Few days back a close friend posted some irritating pictures of a mother massacred while protecting her young kid in the recent inter-clan fight in Mandera county. When I requested him to pull down such picture via inbox he lamented more pictures worse than that are posted from Gaza.
Coverage of Kenya’s North Eastern is often dominated by reports of food insecurity, developmental retardation and worst of all, clashes. With high incidence of inter-clan clashes, suspected terrorist attacks, raids on police stations and more, the region has sadly become synonymous with conflict. What art does logistics play in this sad state of affairs?
One of the oft quoted reasons for the escalation of clashes in the North Eastern province has been the limited presence of proper law enforcement forces. It has been argued that were the region more easily accessible or developed, a stronger law enforcement presence could be established to deter violence before it began and keep it under control in the current situation. This lack of development can be linked to a lack of logistics support structures and systems: with poor road networks and limited transportation means to reach the more remote regions, citizens may find themselves enduring a lengthy wait for assistance in maintaining peace in the region, to the detriment of the community.
Away from the Kenyan norm of pointing fingers at state institutions, clashes in the North Eastern region have frequently been attributed to a struggle for control over scarce resources in the area. Theft of livestock in particular has remained a key spark for conflict in an area that relies heavily on animal rearing as an economic activity. This lack of resources ties in to larger national issues of resource distribution, but is compounded by a shoddy logistics framework. A missing or poorly developed road network discourages potential investors as well as the growth of local talents: with transportation barriers, for example, it will be expensive and cumbersome to bring in irrigation equipment to kickstart an agricultural effort, and equally difficult to get produce from such a hypothetical farm to market regions.
This clash over limited resources is also exacerbated by the general poverty prevalent in the area.
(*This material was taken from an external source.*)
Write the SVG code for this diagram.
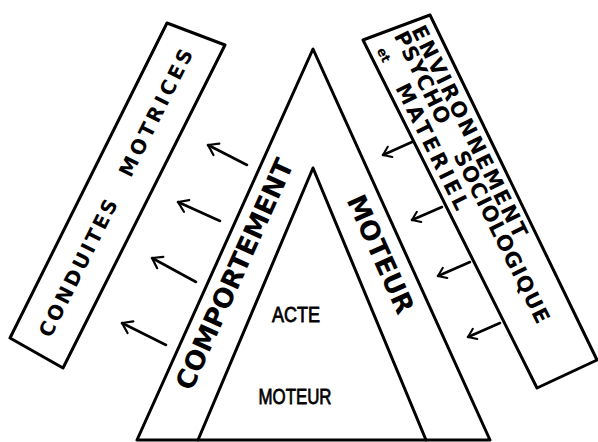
<svg xmlns="http://www.w3.org/2000/svg" width="598" height="442" viewBox="0 0 598 442">
<style>
.ln{fill:none;stroke:#000;stroke-width:3;stroke-linejoin:round;stroke-linecap:round}
.ar{fill:none;stroke:#000;stroke-width:2.6;stroke-linecap:round}
.big{font-family:"DejaVu Sans","Liberation Sans",sans-serif;font-weight:bold;font-size:26.5px;fill:#000}
.lab{font-family:"DejaVu Sans","Liberation Sans",sans-serif;font-weight:bold;fill:#000}
.mid{font-family:"Liberation Sans","DejaVu Sans",sans-serif;font-size:22px;fill:#000;stroke:#000;stroke-width:0.8}
</style>
<defs>
<marker id="hL" markerUnits="userSpaceOnUse" markerWidth="24" markerHeight="24" refX="0" refY="0" viewBox="-14 -12 28 24" orient="auto">
<path d="M-11,-7.5 L0,0 L-11,7.5" fill="none" stroke="#000" stroke-width="2.6" stroke-linecap="round" stroke-linejoin="round"/>
</marker>
<marker id="hR" markerUnits="userSpaceOnUse" markerWidth="24" markerHeight="24" refX="0" refY="0" viewBox="-14 -12 28 24" orient="auto">
<path d="M-9,-6.5 L0,0 L-9,6.5" fill="none" stroke="#000" stroke-width="2.4" stroke-linecap="round" stroke-linejoin="round"/>
</marker>
</defs>
<rect width="598" height="442" fill="#fff"/>

<g id="outer-triangle">
<polygon class="ln" points="313,49 137,440 490,440"/>
<text class="big" transform="translate(234,274) rotate(-65.7)" x="0" y="9.7" text-anchor="middle" textLength="250" lengthAdjust="spacingAndGlyphs">COMPORTEMENT</text>
<text class="big" transform="translate(381,254) rotate(65.9)" x="0" y="9.7" text-anchor="middle">MOTEUR</text>
</g>

<g id="inner-triangle">
<polyline class="ln" points="198,440 313,168 426,440"/>
<text class="mid" x="296" y="322" text-anchor="middle" textLength="48" lengthAdjust="spacingAndGlyphs">ACTE</text>
<text class="mid" x="295" y="404" text-anchor="middle" textLength="73" lengthAdjust="spacingAndGlyphs">MOTEUR</text>
</g>

<g id="conduites-motrices">
<polygon class="ln" points="167,23 225,45 63,368 10,338"/>
<text class="lab" font-size="20" transform="translate(116.25,193.5) rotate(-63.4)" x="-159.3" y="6.3"><tspan letter-spacing="2.6">CONDUITES </tspan><tspan x="20" letter-spacing="3.4">MOTRICES</tspan></text>
</g>

<g id="environnement">
<polygon class="ln" points="363,40 430,15 597,360 537,388"/>
<g transform="translate(482,201) rotate(63.6)">
<text class="lab" font-size="21" x="-185" y="-12.5" letter-spacing="2.3">ENVIRONNEMENT</text>
<text class="lab" font-size="21" x="-187.6" y="5.6"><tspan letter-spacing="1">PSYCHO </tspan><tspan x="-54" letter-spacing="1">SOCIOLOGIQUE</tspan></text>
<text class="lab" font-size="21" x="-182" y="27.5"><tspan font-size="13">et </tspan><tspan x="-140" letter-spacing="3.2">MATERIEL</tspan></text>
</g>
</g>

<g id="connectors">
<line class="ar" x1="247" y1="165" x2="208" y2="145" marker-end="url(#hL)"/>
<line class="ar" x1="220" y1="221" x2="178" y2="202" marker-end="url(#hL)"/>
<line class="ar" x1="196" y1="282" x2="152" y2="258" marker-end="url(#hL)"/>
<line class="ar" x1="166" y1="345" x2="122" y2="323" marker-end="url(#hL)"/>
<line class="ar" x1="412" y1="142" x2="383" y2="155" marker-end="url(#hR)"/>
<line class="ar" x1="442" y1="207" x2="412" y2="220" marker-end="url(#hR)"/>
<line class="ar" x1="470" y1="262" x2="438" y2="276" marker-end="url(#hR)"/>
<line class="ar" x1="500" y1="323" x2="468" y2="337" marker-end="url(#hR)"/>
</g>
</svg>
Logistics comes into play as far as factors encouraging poverty in the region are concerned. Low literacy levels can again be attributed to a lack of logistics support structures which discourage the formation of schools. An example of this would be the nomadic peoples in the region: some ‘moving’ schools have been instituted in the region, but are unable to properly serve the population due to poor logistics planning on both the part of the school, and nomads: harmonious planning would have ensure that courses for both parties collided often enough for students to access facilities as needed. This lack of formal training or education also leads to high unemployment levels, leaving disenfranchised youth idle and prime targets for recruitment into a life of crime, or as militia in escalating violence in the region.
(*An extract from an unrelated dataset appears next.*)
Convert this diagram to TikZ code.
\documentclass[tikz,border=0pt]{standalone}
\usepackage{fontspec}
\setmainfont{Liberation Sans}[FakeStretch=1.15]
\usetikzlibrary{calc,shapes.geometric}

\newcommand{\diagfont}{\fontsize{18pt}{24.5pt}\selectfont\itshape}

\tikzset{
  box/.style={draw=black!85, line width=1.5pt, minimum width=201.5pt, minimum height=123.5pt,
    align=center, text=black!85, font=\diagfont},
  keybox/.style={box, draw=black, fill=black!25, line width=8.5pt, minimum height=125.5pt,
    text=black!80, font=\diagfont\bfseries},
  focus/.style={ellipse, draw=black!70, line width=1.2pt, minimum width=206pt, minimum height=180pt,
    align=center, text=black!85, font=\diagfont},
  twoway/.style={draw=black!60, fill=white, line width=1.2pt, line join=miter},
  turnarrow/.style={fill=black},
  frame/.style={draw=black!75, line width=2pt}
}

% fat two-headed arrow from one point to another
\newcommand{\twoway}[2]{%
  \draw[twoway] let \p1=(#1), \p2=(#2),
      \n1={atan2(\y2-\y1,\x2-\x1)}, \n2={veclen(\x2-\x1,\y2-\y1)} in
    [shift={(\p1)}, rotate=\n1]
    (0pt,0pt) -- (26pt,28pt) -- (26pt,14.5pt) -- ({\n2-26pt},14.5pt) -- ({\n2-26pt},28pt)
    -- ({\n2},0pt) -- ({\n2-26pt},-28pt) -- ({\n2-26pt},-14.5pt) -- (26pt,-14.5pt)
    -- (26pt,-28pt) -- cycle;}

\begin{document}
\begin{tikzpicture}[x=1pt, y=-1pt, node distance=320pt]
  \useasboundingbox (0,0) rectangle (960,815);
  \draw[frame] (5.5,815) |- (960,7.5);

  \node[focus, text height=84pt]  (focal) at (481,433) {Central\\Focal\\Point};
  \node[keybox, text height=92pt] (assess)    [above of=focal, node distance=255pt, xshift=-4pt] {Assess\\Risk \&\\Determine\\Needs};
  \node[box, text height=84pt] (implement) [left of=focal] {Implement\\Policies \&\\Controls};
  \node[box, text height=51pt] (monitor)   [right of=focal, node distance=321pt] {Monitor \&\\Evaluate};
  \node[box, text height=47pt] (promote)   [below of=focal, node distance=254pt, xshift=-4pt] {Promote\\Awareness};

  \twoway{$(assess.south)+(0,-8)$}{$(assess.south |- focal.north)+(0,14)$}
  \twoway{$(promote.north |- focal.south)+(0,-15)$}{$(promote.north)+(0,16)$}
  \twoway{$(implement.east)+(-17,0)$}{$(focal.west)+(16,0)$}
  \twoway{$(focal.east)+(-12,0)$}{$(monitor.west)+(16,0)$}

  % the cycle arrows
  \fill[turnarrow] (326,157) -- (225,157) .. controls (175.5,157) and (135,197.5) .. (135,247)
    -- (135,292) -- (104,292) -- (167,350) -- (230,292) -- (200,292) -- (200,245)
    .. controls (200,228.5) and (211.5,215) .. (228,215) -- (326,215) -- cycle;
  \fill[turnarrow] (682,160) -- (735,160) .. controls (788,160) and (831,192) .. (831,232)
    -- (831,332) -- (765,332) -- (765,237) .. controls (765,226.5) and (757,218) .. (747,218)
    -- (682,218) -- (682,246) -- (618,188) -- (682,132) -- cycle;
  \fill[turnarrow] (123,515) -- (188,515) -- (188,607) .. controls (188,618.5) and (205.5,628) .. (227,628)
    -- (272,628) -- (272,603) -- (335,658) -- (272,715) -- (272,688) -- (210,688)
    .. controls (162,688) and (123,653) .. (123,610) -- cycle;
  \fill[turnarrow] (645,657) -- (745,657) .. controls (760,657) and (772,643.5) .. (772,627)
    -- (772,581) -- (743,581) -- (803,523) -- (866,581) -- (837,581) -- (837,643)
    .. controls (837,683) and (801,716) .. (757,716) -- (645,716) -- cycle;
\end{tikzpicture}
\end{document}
Another purported source of clashes and violent tensions in the north Eastern region is said to be grudges imported from neighboring Ethiopia. It has been alleged that some attacks in the North Eastern region have been aimed at parties fleeing violent disagreements originating in Ethiopia, as well as weapons smuggled over the border being used to fuel clashes. Logistics becomes a consideration in this case as far as border control is concerned: with proper facilities in place to screen new entrants into the country, and ensure that weapons do not cross into Kenyan territory.
While the history of violence in the North Eastern region of Kenya is complex and far reaching, the role of logistics (or lack thereof) cannot be ignored. Can the solution to this unfortunate issue be found in logistics as well?